After our coffee tour, we strolled around another small garden/exhibition/market area on the banks of the river
The colourful dots in the distance are mum and daughter washing and drying clothes
Although the temperature here is around 80F it is winter and the flowers are just going over!
David said he wanted to have a ride in the flower cups, but I had to tell him they were just seats!

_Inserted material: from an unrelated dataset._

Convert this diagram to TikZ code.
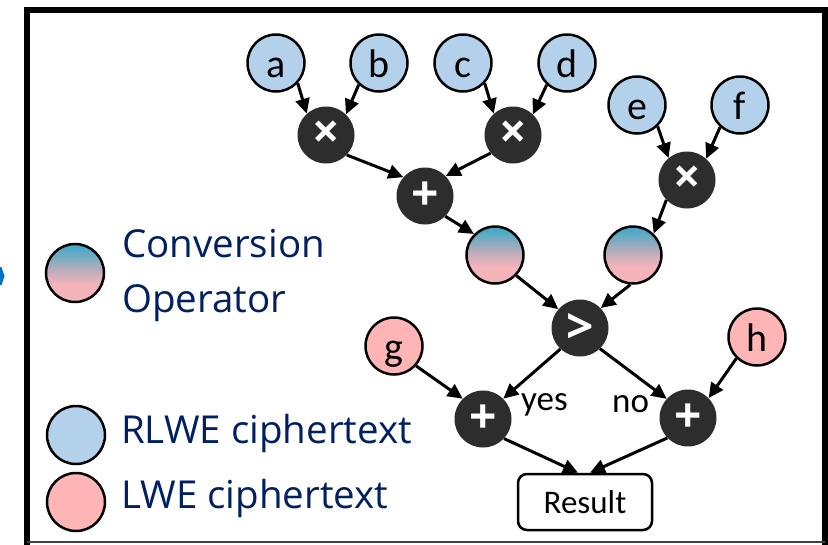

Next we took off before the rains started, for another scenic bike tour further up into the mountainous jungle
Although Boquete is a strange little town, lacking the colour, vibrancy and bustling atmosphere often created by street vendors, cafés, tourist shops, usually found around town squares (the town square in Boquete is currently under some reconstruction), it does though seem to provide most of what you might need to buy. It is certainly very popular with Americans, who apparently flock here to buy Fincas, and buy/build the biggest houses you ever saw in your life for two retirees! But the bonus rather like Plymouth in Devon UK (also somewhat spare in atmosphere, due to major rebuilding post WW II) is the location. Nestled in at the side of the Caldera River, in the highlands of Panama, Boquete is surrounded by cloud forest, and it has to be one of the most mystical and beautiful places we have visited. Just a few minutes over the bridge and out of town and you are transported to another space in time.
The heavens opened to pour her bounty on us at around 12.30hrs so we dived for cover and lunch and to spend the afternoon updating the Blog and preparing to leave for somewhere else in Panama, (possibly Ocu on the Peninsula de Azuero to buy David a woven hat, a replacement for his Panama that flew out of the top box at Volcan Arenal!) tomorrow morning.